Thursday, June 6, 2024

Four-fifths of a century ago, the turn of the tide became clear

 

Eighty years ago today . . .




My father was, at the time, in the process of returning from the Middle East to Britain after three years of fighting the Axis powers in the Western Desert and the Dodecanese campaign.  My mother, as she had been for the previous several years, was manning fire watch and incendiary patrols on the so-called "Home Front".  When I asked her, decades later, how she'd felt when the news broke that the Allies had landed in Normandy, she could only shake her head silently, while tears came to her eyes.

It was, for both of them, the sign that the war was now inexorably drawing to a close.  It still had a ways to run, but the Germans had grown so weak that they could not keep the Allied landing forces out.  Final victory seemed now to be assured.  They knew many long, trying days lay ahead;  both would lose friends and comrades in the last year of fighting . . . but the end was, at long last, in view.

Today, we remember.

Peter


5 comments:

jerseygirlangie said...

Check out the illustration that Google chose to commemorate the 80th anniversary of D-Day .

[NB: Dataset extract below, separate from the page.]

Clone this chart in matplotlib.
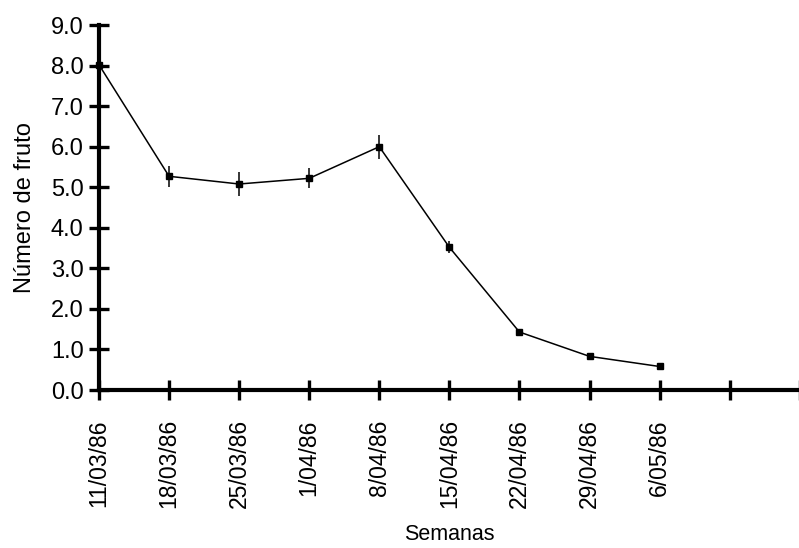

I'd post it, but I'm not sure how to post photos in comments .

edutcher said...

The war had been drawing to a close since Midway and Alamein, much like Antietam.

Anonymous said...

They won the war so Islam could conquer Europe.

A Pinochet said...

So since this asinine war was supposedly about freedom and democracy where Eastern Europe was enslaved for half a century, what freedoms do I have no that a post WWII American had?

So mustache man bad, but Joe Stalin, who murdered millions of White Christian Ukrainians was great.

People really should see Europa the last Battle, and look up material by David Irving and Leon DeGrelle.

We've been told so many lies about WWII. Thousands of good men on both sides died for nothing and so some banksters could make money.

HMS Defiant said...

If you think about it the war in Europe was basically over before we landed on D-Day. The Soviets were still rising in the East and Germany was strangled by the blockade and the lack of oil, finally. They were doomed to defeat by the Soviet armies and maybe the English Channel would have stopped them.

In the end, would Europe be better off if left in Russian hands? Who can say. You can certainly tell at a glance how much more European the eastern European countries are today then their counterparts in the defanged socialist's worker's paradises they have created for themselves in France, Germany, Holland, Britain, etc.